#### What the exercise asks
Among the lines of the listing below, retype exactly those from the one containing "Output the web" through the one containing "0.1456, 0.1475, 0.1475];", both included. Do not include pictures.

··· Records to process

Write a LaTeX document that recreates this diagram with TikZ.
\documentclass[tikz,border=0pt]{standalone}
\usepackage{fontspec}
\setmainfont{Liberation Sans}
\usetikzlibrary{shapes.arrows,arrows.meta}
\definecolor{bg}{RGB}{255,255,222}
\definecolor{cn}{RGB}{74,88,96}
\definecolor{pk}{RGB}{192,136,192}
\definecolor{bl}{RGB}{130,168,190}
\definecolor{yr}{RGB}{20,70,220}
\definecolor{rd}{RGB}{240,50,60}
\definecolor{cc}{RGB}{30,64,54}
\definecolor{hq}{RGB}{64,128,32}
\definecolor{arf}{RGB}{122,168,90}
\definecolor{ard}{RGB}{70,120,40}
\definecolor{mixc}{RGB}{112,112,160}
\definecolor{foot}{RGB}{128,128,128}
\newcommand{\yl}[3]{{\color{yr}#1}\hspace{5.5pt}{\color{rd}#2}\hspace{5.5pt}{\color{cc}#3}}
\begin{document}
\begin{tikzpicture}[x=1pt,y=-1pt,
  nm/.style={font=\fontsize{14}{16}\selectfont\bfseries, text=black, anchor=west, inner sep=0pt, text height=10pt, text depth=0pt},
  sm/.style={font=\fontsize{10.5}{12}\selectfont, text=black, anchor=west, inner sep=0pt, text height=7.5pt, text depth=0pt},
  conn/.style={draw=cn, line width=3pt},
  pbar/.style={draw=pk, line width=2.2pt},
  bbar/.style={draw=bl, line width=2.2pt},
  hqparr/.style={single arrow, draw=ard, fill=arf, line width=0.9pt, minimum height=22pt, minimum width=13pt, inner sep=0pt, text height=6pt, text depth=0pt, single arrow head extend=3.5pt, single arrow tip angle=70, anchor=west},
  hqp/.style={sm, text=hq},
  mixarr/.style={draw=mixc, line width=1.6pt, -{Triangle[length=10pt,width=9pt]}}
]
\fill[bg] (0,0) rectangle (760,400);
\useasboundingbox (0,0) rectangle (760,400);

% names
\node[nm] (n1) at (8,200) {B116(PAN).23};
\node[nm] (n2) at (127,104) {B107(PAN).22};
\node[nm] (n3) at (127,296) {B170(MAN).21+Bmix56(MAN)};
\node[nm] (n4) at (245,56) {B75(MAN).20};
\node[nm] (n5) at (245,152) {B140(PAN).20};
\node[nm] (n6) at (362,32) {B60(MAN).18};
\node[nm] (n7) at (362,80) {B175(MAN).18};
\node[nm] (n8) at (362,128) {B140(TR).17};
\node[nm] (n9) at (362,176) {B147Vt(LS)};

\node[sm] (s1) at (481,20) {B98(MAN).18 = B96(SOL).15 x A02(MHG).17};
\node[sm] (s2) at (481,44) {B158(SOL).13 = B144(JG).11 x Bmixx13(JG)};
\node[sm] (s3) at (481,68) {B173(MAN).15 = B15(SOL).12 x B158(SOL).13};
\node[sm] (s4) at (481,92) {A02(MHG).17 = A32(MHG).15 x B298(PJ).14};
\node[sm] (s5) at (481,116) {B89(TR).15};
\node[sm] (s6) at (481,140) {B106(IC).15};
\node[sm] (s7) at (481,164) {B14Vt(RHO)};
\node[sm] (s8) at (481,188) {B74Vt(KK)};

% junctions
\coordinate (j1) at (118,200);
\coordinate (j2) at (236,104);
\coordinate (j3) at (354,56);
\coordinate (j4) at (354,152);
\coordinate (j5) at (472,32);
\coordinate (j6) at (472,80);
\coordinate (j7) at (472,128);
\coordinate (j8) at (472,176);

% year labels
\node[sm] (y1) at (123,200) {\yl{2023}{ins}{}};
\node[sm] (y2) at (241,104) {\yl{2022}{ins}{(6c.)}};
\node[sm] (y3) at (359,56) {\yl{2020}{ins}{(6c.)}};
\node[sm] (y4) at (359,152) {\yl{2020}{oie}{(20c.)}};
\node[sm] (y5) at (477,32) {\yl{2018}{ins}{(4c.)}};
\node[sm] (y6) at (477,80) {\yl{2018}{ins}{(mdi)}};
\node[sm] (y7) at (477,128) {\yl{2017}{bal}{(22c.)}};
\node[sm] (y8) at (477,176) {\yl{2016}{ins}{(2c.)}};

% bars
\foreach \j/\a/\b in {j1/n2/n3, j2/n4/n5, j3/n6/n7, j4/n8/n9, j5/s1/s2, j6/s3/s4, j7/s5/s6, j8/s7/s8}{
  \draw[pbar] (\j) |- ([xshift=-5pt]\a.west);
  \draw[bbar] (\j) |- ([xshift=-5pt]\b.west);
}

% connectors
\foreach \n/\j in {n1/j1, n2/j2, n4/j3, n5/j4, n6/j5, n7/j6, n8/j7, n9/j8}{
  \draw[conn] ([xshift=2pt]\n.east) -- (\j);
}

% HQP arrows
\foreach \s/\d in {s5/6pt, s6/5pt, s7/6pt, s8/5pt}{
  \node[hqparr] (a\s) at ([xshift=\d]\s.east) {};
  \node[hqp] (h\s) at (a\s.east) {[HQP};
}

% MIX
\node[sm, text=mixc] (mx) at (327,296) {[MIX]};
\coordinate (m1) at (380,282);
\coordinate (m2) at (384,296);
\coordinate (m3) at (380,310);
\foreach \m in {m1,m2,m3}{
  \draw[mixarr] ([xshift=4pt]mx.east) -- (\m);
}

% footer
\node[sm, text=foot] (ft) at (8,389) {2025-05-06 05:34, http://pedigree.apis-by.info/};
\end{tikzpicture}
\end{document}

······
··· Records to process

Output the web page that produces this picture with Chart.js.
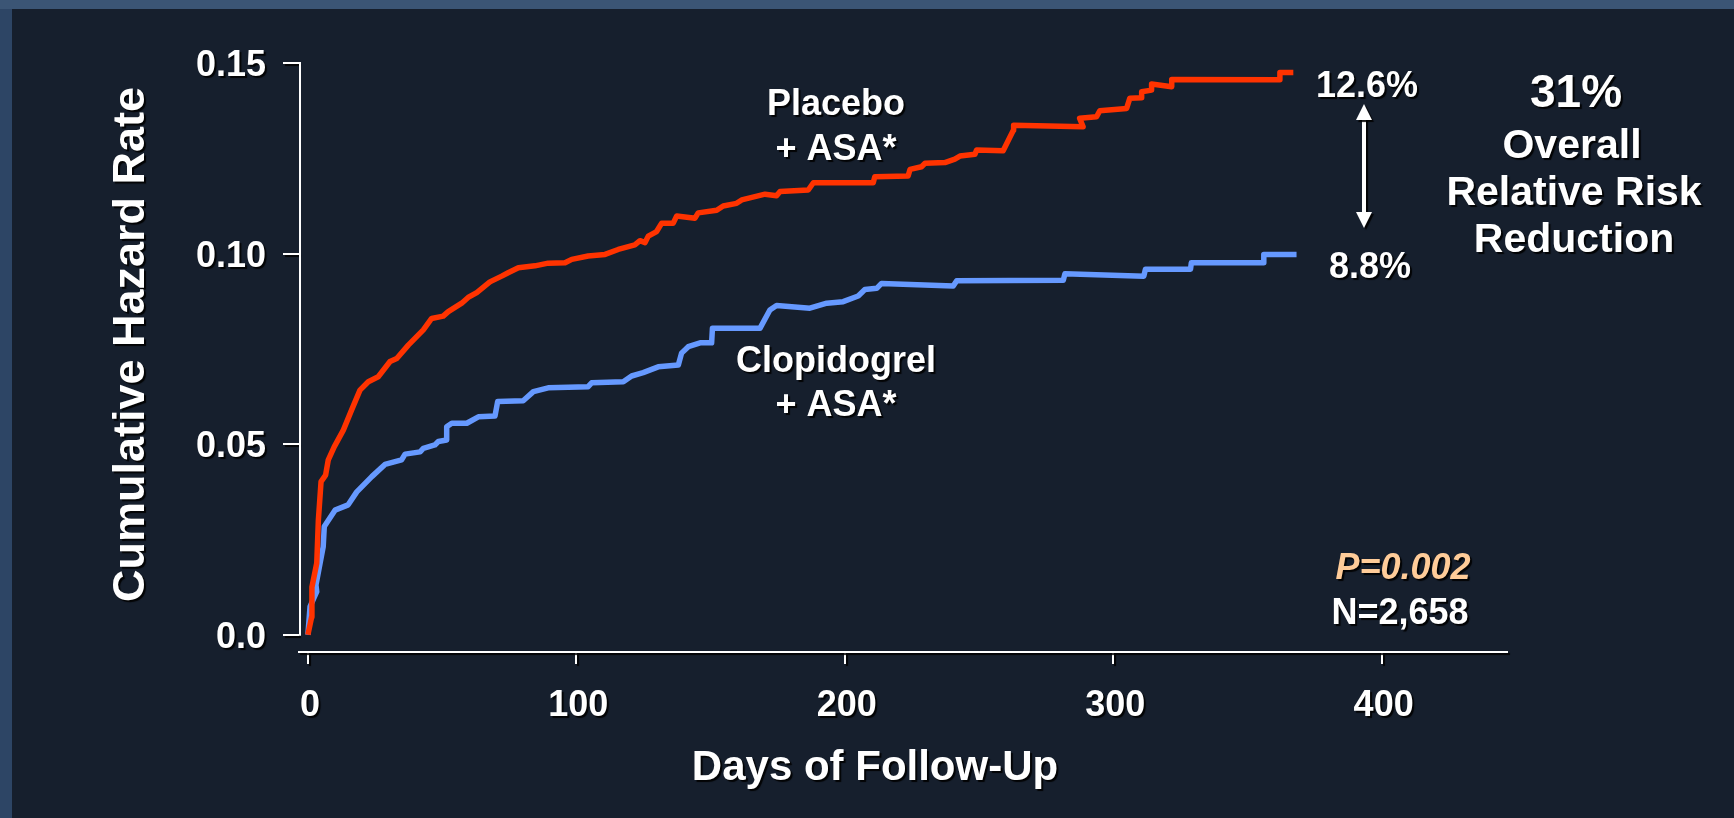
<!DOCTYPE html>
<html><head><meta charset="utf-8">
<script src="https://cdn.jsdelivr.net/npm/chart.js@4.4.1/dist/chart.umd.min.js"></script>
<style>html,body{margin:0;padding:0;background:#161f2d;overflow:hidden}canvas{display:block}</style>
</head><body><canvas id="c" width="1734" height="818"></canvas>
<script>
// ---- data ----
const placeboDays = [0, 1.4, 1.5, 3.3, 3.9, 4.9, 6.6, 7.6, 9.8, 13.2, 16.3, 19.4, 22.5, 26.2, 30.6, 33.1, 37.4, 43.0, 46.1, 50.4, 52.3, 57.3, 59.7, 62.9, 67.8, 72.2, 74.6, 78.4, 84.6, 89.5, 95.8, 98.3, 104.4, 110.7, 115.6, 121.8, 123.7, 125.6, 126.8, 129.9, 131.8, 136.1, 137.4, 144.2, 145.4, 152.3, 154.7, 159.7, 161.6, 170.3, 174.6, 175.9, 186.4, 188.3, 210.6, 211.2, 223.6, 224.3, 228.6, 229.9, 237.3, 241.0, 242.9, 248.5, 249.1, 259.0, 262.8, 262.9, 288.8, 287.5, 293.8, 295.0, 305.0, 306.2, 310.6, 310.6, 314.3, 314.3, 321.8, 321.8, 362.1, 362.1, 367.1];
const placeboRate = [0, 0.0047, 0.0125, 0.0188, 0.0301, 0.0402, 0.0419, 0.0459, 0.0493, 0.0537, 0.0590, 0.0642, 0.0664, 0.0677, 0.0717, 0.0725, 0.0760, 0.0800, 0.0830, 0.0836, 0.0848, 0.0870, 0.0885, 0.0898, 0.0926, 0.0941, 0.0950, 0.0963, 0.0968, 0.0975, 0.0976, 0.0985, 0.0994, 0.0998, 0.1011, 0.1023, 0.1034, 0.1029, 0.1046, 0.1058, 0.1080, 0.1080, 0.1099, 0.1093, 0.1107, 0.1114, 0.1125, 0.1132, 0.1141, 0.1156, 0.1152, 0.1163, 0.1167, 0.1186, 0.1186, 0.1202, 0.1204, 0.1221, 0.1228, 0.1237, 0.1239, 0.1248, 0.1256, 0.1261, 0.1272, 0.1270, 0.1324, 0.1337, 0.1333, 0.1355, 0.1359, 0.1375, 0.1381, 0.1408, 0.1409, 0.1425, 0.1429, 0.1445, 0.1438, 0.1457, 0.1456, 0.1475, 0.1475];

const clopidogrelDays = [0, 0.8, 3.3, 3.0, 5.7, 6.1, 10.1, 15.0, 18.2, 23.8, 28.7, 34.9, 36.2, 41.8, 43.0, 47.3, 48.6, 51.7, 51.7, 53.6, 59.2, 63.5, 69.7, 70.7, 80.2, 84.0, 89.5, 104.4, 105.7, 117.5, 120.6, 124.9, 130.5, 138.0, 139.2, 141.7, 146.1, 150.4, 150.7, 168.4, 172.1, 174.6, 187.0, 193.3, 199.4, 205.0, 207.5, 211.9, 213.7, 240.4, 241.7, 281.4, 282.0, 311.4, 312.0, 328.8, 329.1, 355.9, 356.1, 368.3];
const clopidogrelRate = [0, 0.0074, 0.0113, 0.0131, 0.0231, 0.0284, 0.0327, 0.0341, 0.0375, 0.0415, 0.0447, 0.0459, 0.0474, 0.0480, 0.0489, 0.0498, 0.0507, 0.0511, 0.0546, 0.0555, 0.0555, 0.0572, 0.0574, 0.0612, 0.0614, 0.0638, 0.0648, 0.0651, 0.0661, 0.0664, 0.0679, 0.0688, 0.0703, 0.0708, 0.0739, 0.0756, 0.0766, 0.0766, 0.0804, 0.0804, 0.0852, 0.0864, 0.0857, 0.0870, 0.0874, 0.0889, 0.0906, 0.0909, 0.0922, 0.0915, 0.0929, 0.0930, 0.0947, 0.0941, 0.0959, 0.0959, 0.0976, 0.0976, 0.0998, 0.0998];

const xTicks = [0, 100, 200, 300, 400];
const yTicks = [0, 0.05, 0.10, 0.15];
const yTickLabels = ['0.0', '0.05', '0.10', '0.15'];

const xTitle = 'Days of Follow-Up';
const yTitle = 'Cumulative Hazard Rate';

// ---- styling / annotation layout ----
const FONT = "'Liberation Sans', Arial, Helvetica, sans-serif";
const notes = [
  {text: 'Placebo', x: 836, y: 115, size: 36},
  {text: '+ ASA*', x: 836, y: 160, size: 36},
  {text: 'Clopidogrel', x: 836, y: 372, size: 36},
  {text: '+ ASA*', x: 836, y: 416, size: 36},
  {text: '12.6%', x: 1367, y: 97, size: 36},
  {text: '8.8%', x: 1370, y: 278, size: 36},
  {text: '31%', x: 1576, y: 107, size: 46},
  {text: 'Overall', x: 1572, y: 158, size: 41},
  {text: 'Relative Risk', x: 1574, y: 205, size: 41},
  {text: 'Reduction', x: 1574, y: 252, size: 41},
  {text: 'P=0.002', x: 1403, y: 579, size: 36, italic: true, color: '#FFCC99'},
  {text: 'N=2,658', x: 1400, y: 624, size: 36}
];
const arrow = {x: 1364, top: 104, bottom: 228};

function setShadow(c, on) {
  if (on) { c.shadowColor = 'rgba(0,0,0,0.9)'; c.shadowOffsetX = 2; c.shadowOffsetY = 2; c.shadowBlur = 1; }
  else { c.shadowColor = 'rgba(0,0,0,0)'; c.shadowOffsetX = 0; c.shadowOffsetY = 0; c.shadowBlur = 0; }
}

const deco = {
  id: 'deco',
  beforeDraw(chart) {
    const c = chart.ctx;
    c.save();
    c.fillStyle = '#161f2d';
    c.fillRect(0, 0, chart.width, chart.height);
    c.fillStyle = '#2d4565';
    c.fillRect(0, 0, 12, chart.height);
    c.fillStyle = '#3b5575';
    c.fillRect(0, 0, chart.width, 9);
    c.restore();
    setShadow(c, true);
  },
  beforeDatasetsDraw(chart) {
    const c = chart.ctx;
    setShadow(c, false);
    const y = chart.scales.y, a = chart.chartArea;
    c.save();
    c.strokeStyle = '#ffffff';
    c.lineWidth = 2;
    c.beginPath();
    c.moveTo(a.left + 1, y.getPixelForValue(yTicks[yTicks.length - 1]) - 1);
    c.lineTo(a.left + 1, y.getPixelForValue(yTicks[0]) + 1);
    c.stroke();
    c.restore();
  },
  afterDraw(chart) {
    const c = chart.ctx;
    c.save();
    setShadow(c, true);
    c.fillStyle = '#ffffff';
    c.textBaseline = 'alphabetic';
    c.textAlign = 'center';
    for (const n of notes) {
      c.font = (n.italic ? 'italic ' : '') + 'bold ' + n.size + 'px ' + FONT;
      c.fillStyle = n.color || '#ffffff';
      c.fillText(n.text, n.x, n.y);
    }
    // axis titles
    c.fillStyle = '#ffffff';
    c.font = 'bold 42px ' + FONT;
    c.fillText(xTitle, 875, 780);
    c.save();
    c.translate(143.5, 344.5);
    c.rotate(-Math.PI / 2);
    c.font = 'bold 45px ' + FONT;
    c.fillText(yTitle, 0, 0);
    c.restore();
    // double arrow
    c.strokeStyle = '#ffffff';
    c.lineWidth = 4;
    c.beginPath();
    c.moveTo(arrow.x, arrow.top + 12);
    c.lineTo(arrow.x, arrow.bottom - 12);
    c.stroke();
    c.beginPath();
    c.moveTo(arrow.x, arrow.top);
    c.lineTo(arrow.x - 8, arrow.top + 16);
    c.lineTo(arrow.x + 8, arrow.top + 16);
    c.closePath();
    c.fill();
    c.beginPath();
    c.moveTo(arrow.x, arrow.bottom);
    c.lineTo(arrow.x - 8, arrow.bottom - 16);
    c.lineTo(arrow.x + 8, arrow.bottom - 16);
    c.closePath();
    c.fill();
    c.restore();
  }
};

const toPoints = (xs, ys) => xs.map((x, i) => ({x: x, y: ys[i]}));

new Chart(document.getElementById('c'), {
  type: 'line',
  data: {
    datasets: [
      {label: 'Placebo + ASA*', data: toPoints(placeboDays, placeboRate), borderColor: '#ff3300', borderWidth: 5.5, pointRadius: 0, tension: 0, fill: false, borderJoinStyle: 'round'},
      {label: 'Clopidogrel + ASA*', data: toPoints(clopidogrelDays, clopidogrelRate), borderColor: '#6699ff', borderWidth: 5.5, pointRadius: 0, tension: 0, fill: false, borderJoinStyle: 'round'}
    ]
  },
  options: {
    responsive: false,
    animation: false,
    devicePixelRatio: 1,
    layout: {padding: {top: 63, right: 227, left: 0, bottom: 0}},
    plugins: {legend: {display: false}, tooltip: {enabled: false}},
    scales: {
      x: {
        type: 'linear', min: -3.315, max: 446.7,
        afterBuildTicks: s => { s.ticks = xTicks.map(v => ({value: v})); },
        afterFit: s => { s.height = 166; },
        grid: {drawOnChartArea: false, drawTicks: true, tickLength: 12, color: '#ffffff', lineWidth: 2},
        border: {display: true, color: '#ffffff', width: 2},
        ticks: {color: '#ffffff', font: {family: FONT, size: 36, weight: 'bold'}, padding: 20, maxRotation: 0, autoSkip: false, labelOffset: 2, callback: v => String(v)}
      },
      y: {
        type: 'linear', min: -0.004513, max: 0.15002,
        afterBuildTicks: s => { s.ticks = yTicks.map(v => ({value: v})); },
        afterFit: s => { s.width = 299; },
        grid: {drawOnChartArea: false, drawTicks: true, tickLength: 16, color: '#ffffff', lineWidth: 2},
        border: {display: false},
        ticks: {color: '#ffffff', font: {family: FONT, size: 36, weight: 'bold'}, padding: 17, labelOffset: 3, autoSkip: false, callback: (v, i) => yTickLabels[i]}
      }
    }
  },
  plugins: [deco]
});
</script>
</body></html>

······
··· Records to process

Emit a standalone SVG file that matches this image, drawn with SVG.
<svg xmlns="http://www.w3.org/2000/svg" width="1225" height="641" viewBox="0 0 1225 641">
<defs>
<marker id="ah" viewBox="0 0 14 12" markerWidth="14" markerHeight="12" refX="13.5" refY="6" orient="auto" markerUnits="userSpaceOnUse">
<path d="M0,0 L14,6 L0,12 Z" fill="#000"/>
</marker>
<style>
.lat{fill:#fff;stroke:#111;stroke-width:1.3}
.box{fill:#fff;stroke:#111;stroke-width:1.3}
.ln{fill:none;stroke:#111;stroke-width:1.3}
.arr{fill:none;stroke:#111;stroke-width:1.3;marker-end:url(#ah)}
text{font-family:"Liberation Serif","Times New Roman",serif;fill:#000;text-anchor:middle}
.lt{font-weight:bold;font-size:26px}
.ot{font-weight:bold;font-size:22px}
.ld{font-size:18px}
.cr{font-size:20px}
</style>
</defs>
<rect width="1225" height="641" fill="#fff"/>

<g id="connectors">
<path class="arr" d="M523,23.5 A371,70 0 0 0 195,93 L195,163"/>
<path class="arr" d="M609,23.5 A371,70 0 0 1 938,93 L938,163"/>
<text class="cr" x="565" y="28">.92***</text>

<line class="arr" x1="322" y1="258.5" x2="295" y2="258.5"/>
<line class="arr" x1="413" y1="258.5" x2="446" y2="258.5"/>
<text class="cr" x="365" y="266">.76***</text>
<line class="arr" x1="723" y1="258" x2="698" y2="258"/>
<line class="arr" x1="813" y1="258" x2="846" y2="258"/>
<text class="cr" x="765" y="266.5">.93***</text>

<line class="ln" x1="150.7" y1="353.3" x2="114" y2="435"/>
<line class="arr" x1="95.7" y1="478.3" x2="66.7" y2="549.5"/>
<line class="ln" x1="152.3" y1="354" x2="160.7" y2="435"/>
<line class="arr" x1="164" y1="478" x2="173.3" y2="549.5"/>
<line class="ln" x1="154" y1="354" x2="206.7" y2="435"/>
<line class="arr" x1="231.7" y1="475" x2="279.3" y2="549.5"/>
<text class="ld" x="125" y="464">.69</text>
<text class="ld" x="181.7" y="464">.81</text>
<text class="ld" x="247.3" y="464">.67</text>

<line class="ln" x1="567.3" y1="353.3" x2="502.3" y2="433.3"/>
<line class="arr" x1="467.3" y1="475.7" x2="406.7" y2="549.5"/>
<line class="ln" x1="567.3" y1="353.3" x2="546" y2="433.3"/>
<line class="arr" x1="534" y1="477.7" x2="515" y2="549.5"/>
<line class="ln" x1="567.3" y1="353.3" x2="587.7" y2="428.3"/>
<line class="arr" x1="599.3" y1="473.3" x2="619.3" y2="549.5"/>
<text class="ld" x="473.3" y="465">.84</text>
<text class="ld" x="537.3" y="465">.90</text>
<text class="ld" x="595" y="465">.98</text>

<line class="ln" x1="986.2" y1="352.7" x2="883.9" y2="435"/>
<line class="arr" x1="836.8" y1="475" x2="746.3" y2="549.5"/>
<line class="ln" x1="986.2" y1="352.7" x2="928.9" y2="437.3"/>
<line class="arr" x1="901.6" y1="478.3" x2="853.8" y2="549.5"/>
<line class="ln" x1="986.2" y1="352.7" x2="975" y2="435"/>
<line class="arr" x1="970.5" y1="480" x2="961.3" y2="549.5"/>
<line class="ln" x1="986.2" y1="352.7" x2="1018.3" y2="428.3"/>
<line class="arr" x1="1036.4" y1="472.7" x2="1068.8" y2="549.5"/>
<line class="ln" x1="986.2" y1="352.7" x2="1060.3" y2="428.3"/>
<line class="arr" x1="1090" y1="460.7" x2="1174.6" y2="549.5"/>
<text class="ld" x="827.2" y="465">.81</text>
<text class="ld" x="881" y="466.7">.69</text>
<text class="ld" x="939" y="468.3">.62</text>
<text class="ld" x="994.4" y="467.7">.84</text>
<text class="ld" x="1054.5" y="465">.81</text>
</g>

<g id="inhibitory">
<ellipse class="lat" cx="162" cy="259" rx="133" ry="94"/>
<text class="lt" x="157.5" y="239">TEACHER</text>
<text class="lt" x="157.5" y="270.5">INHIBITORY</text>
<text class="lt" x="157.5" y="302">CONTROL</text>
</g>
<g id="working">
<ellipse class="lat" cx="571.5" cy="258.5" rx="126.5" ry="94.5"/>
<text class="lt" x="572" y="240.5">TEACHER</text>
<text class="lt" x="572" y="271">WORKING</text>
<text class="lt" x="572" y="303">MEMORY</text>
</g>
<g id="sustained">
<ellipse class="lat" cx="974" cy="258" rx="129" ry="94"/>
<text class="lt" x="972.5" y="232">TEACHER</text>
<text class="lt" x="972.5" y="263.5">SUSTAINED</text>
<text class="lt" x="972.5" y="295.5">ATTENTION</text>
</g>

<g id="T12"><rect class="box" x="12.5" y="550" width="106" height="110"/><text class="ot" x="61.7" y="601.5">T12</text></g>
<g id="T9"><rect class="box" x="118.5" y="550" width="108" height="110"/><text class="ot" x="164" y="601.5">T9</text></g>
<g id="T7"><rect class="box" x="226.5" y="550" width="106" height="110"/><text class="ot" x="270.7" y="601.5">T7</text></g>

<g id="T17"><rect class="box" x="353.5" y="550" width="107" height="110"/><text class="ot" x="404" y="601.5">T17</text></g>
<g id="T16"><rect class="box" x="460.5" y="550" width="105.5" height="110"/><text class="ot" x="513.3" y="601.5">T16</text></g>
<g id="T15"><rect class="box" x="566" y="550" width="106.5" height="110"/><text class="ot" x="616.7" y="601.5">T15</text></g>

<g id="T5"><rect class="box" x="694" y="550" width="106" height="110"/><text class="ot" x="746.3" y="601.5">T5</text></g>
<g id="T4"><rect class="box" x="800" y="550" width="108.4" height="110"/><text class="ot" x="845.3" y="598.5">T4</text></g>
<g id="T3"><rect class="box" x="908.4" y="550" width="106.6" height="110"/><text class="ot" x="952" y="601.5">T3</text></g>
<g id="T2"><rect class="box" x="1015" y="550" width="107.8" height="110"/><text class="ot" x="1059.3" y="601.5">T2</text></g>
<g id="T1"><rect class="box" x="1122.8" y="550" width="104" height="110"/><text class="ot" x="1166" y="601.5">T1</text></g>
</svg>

······

#### Correct output
Output the web page that produces this picture with Chart.js.
<!DOCTYPE html>
<html><head><meta charset="utf-8">
<script src="https://cdn.jsdelivr.net/npm/chart.js@4.4.1/dist/chart.umd.min.js"></script>
<style>html,body{margin:0;padding:0;background:#161f2d;overflow:hidden}canvas{display:block}</style>
</head><body><canvas id="c" width="1734" height="818"></canvas>
<script>
// ---- data ----
const placeboDays = [0, 1.4, 1.5, 3.3, 3.9, 4.9, 6.6, 7.6, 9.8, 13.2, 16.3, 19.4, 22.5, 26.2, 30.6, 33.1, 37.4, 43.0, 46.1, 50.4, 52.3, 57.3, 59.7, 62.9, 67.8, 72.2, 74.6, 78.4, 84.6, 89.5, 95.8, 98.3, 104.4, 110.7, 115.6, 121.8, 123.7, 125.6, 126.8, 129.9, 131.8, 136.1, 137.4, 144.2, 145.4, 152.3, 154.7, 159.7, 161.6, 170.3, 174.6, 175.9, 186.4, 188.3, 210.6, 211.2, 223.6, 224.3, 228.6, 229.9, 237.3, 241.0, 242.9, 248.5, 249.1, 259.0, 262.8, 262.9, 288.8, 287.5, 293.8, 295.0, 305.0, 306.2, 310.6, 310.6, 314.3, 314.3, 321.8, 321.8, 362.1, 362.1, 367.1];
const placeboRate = [0, 0.0047, 0.0125, 0.0188, 0.0301, 0.0402, 0.0419, 0.0459, 0.0493, 0.0537, 0.0590, 0.0642, 0.0664, 0.0677, 0.0717, 0.0725, 0.0760, 0.0800, 0.0830, 0.0836, 0.0848, 0.0870, 0.0885, 0.0898, 0.0926, 0.0941, 0.0950, 0.0963, 0.0968, 0.0975, 0.0976, 0.0985, 0.0994, 0.0998, 0.1011, 0.1023, 0.1034, 0.1029, 0.1046, 0.1058, 0.1080, 0.1080, 0.1099, 0.1093, 0.1107, 0.1114, 0.1125, 0.1132, 0.1141, 0.1156, 0.1152, 0.1163, 0.1167, 0.1186, 0.1186, 0.1202, 0.1204, 0.1221, 0.1228, 0.1237, 0.1239, 0.1248, 0.1256, 0.1261, 0.1272, 0.1270, 0.1324, 0.1337, 0.1333, 0.1355, 0.1359, 0.1375, 0.1381, 0.1408, 0.1409, 0.1425, 0.1429, 0.1445, 0.1438, 0.1457, 0.1456, 0.1475, 0.1475];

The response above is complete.